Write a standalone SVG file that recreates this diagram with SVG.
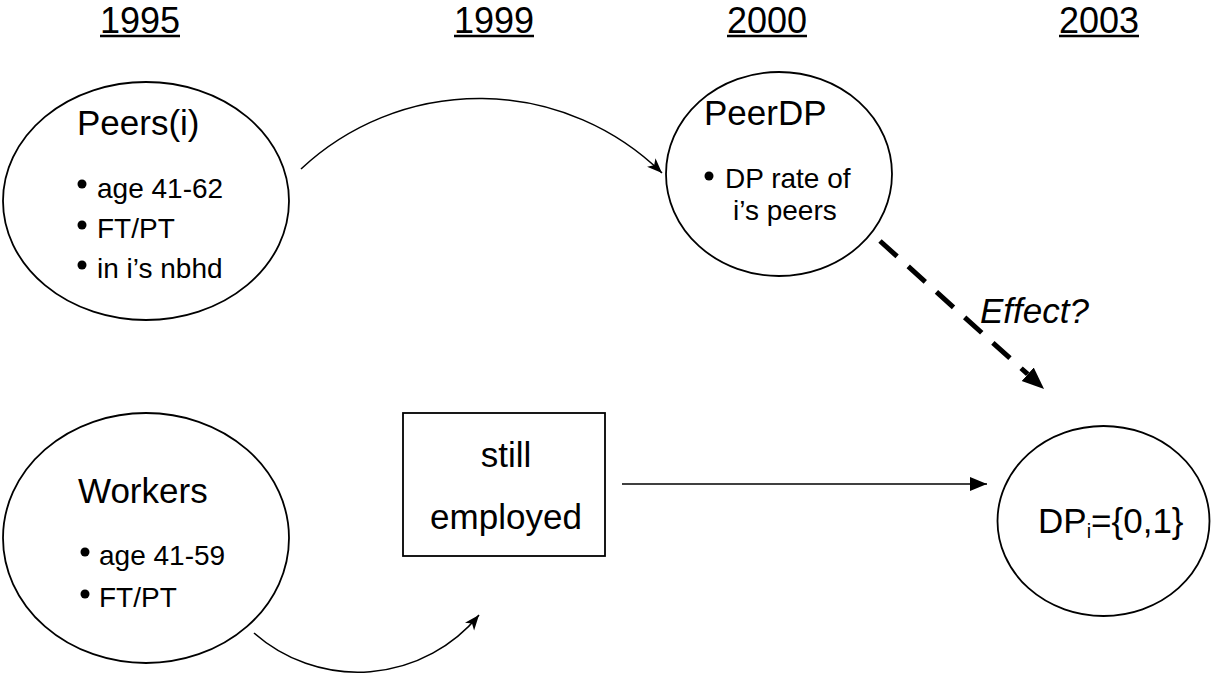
<svg xmlns="http://www.w3.org/2000/svg" width="1211" height="674" viewBox="0 0 1211 674">
  <style>
    text { font-family: "Liberation Sans", Arial, sans-serif; fill: #000; }
    .year { font-size: 36px; }
    .title { font-size: 35px; }
    .bul { font-size: 28px; }
    .node { fill: #fff; stroke: #000; stroke-width: 1.8; }
    .ul { stroke: #000; stroke-width: 2.6; }
    .dot { fill: #000; }
    .conn { fill: none; stroke: #000; stroke-width: 1.6; }
  </style>
  <defs>
    <marker id="stealth" markerUnits="userSpaceOnUse" markerWidth="18" markerHeight="14" refX="15" refY="6" orient="auto">
      <path d="M0,0 L15,6 L0,12 L4,6 z" fill="#000"/>
    </marker>
    <marker id="tri" markerUnits="userSpaceOnUse" markerWidth="20" markerHeight="16" refX="17" refY="7" orient="auto">
      <path d="M0,0 L17,7 L0,14 z" fill="#000"/>
    </marker>
    <marker id="bigtri" markerUnits="userSpaceOnUse" markerWidth="24" markerHeight="20" refX="0" refY="9" orient="auto">
      <path d="M0,0 L22,9 L0,18 z" fill="#000"/>
    </marker>
  </defs>

  <g id="years">
    <text class="year" x="100" y="33">1995</text>
    <line class="ul" x1="100" y1="36" x2="180" y2="36"/>
    <text class="year" x="454" y="33">1999</text>
    <line class="ul" x1="454" y1="36" x2="534" y2="36"/>
    <text class="year" x="727" y="33">2000</text>
    <line class="ul" x1="727" y1="36" x2="807" y2="36"/>
    <text class="year" x="1059" y="33">2003</text>
    <line class="ul" x1="1059" y1="36" x2="1139" y2="36"/>
  </g>

  <g id="connectors">
    <path class="conn" d="M301,169 A261,261 0 0 1 662,173" marker-end="url(#stealth)"/>
    <path class="conn" d="M254,633 A157,157 0 0 0 479,615" marker-end="url(#stealth)"/>
    <line class="conn" x1="622" y1="484" x2="987" y2="484" marker-end="url(#tri)"/>
    <line x1="880" y1="241" x2="1027.7" y2="374.2" stroke="#000" stroke-width="5" stroke-dasharray="23 15" marker-end="url(#bigtri)"/>
    <text class="title" x="980" y="323" font-style="italic">Effect?</text>
  </g>

  <g id="peers">
    <ellipse class="node" cx="146" cy="201" rx="143" ry="119"/>
    <text class="title" x="77" y="135">Peers(i)</text>
    <circle class="dot" cx="82" cy="184" r="4.5"/>
    <text class="bul" x="97" y="198">age 41-62</text>
    <circle class="dot" cx="82" cy="225" r="4.5"/>
    <text class="bul" x="97" y="238">FT/PT</text>
    <circle class="dot" cx="82" cy="265" r="4.5"/>
    <text class="bul" x="97" y="278">in i’s nbhd</text>
  </g>

  <g id="peerdp">
    <ellipse class="node" cx="779" cy="174" rx="113" ry="102"/>
    <text class="title" x="704" y="125">PeerDP</text>
    <circle class="dot" cx="709" cy="176" r="4.5"/>
    <text class="bul" x="725" y="188">DP rate of</text>
    <text class="bul" x="733" y="220">i’s peers</text>
  </g>

  <g id="workers">
    <ellipse class="node" cx="146" cy="538" rx="143" ry="125"/>
    <text class="title" x="78" y="503">Workers</text>
    <circle class="dot" cx="85" cy="552" r="4.5"/>
    <text class="bul" x="99" y="565">age 41-59</text>
    <circle class="dot" cx="85" cy="594" r="4.5"/>
    <text class="bul" x="99" y="607">FT/PT</text>
  </g>

  <g id="employed">
    <rect class="node" x="403" y="413" width="202" height="143" stroke-width="1.6"/>
    <text class="title" x="506" y="467" text-anchor="middle">still</text>
    <text class="title" x="506" y="529" text-anchor="middle">employed</text>
  </g>

  <g id="dp">
    <ellipse class="node" cx="1103.5" cy="521" rx="106" ry="95"/>
    <text class="title" x="1038" y="533">DP<tspan font-size="20" dy="5">i</tspan><tspan dy="-5">={0,1}</tspan></text>
  </g>
</svg>
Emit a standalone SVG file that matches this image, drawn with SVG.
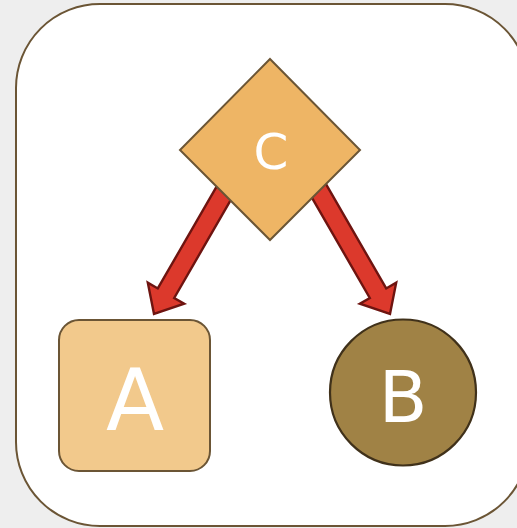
<svg xmlns="http://www.w3.org/2000/svg" width="517" height="528" viewBox="0 0 517 528">
<style>
.lbl{font-family:"DejaVu Sans",sans-serif;fill:#ffffff;text-anchor:middle}
.node{stroke:#6b5535;stroke-width:2}
.arrow{fill:#dc392c;stroke:#6e1410;stroke-width:2.4;stroke-linejoin:miter}
</style>
<rect x="0" y="0" width="517" height="528" fill="#eeeeee"/>
<rect id="frame" x="16" y="4" width="513" height="522" rx="84" ry="84" fill="#ffffff" stroke="#6b5535" stroke-width="2"/>
<g id="connectors">
<polygon class="arrow" points="242.2,180.15 174.2,297.95 184.2,303.7 154,314 147.8,282.7 157.8,288.45 225.8,170.65"/>
<polygon class="arrow" points="318.2,170.65 386.2,288.45 396.2,282.7 390,314 359.8,303.7 369.8,297.95 301.8,180.15"/>
</g>
<g id="C">
<polygon class="node" fill="#eeb565" points="270,59 360,150 270,240 180,150"/>
<text class="lbl" x="271" y="169" font-size="50">C</text>
</g>
<g id="A">
<rect class="node" fill="#f2c98c" x="59" y="320" width="151" height="151" rx="20" ry="20"/>
<text class="lbl" x="135" y="430" font-size="85">A</text>
</g>
<g id="B">
<circle cx="403" cy="392.5" r="73" fill="#a08245" stroke="#40311a" stroke-width="2.2"/>
<text class="lbl" x="403" y="422" font-size="71">B</text>
</g>
</svg>
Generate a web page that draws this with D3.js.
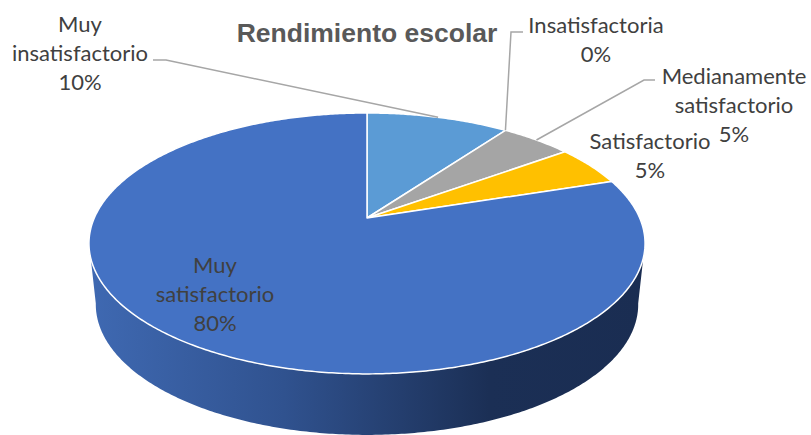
<!DOCTYPE html>
<html>
<head>
<meta charset="utf-8">
<script src="https://d3js.org/d3.v7.min.js"></script>
<style>
  html, body { margin: 0; padding: 0; background: #fff; }
  svg { display: block; }
</style>
</head>
<body>
<div id="chart"></div>
<script>
var categories = ["Muy insatisfactorio", "Insatisfactoria", "Medianamente satisfactorio", "Satisfactorio", "Muy satisfactorio"];
var values = [10, 0, 5, 5, 80];
var colors = ["#5b9bd5", "#ed7d31", "#a5a5a5", "#ffc000", "#4472c4"];

// wrapped label lines and where they sit, same order as categories
var labelLines = [["Muy", "insatisfactorio"], ["Insatisfactoria"], ["Medianamente", "satisfactorio"], ["Satisfactorio"], ["Muy", "satisfactorio"]];
var labelX = [80, 596, 734, 650, 215];
var labelY = [32, 33, 84, 149, 273];
// leader lines: text end and elbow, null where there is none
var leaderStart = [[153, 60], [523, 32], [655, 80], null, null];
var leaderElbow = [[166, 60], [511, 32], [644, 80], null, null];

var width = 811;
var height = 435;

var svg = d3.select("#chart")
  .append("svg")
  .attr("width", width)
  .attr("height", height);

// tilted disc: the pie centre is not the centre of the rim ellipse
function tilt(cx, cy, a, b, k) {
  return function(angle) {
    var u = Math.sin(angle), v = Math.cos(angle);
    var w = 1 + k * v;
    return [cx + a * u / w, cy - b * v / w];
  };
}
var top3d = tilt(367, 218, 272.7, 125.5, 0.195);
var bottom3d = tilt(367, 279, 266, 125.5, 0.195);

var pie = d3.pie().sort(null).value(function(d) { return d; });
var arcs = pie(values);
var line = d3.line();

function rim(project, a0, a1) {
  var n = Math.max(2, Math.ceil((a1 - a0) / 0.01));
  return d3.range(n + 1).map(function(i) { return project(a0 + (a1 - a0) * i / n); });
}

// side wall
var grad = svg.append("defs").append("linearGradient")
  .attr("id", "wall").attr("gradientUnits", "userSpaceOnUse")
  .attr("x1", 89).attr("x2", 645).attr("y1", 0).attr("y2", 0);
grad.append("stop").attr("offset", "0%").attr("stop-color", "#3f69b2");
grad.append("stop").attr("offset", "35%").attr("stop-color", "#30528f");
grad.append("stop").attr("offset", "72%").attr("stop-color", "#1b2f55");
grad.append("stop").attr("offset", "100%").attr("stop-color", "#1a2d52");

var wallStart = Math.PI * 0.56, wallEnd = Math.PI * 1.44;
var wallPoints = rim(top3d, wallStart, wallEnd).concat(rim(bottom3d, wallStart, wallEnd).reverse());
svg.append("path")
  .attr("d", line(wallPoints) + "Z")
  .attr("fill", "url(#wall)");

// top face
arcs.filter(function(d) { return d.value > 0; }).forEach(function(d) {
  svg.append("path")
    .attr("d", line([[367, 218]].concat(rim(top3d, d.startAngle, d.endAngle))) + "Z")
    .attr("fill", colors[d.index])
    .attr("stroke", "#fff")
    .attr("stroke-width", 1.5)
    .attr("stroke-linejoin", "round");
});

// leader lines run to the rim at the middle of each slice
arcs.forEach(function(d, i) {
  if (!leaderStart[i]) return;
  var mid = (d.startAngle + d.endAngle) / 2;
  svg.append("path")
    .attr("d", line([leaderStart[i], leaderElbow[i], top3d(mid)]))
    .attr("fill", "none")
    .attr("stroke", "#a6a6a6")
    .attr("stroke-width", 1.5);
});

// labels
var lineStep = 29;
categories.forEach(function(c, i) {
  var text = svg.append("text")
    .attr("text-anchor", "middle")
    .attr("font-family", "Lato, sans-serif")
    .attr("font-size", 22)
    .attr("fill", "#404040");
  labelLines[i].concat([values[i] + "%"]).forEach(function(t, j) {
    text.append("tspan")
      .attr("x", labelX[i])
      .attr("y", labelY[i] + j * lineStep)
      .text(t);
  });
});

svg.append("text")
  .attr("x", 367)
  .attr("y", 42)
  .attr("text-anchor", "middle")
  .attr("font-family", "Liberation Sans, Arial, sans-serif")
  .attr("font-weight", "bold")
  .attr("font-size", 26.5)
  .attr("fill", "#595959")
  .text("Rendimiento escolar");
</script>
</body>
</html>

## Task
Go through the records and pull out each line that includes the word "with".

## Result of the exercise
Write a standalone SVG file that recreates this diagram with SVG.
Emit a standalone SVG file that matches this image, drawn with SVG.
Generate a web page that draws this with D3.js.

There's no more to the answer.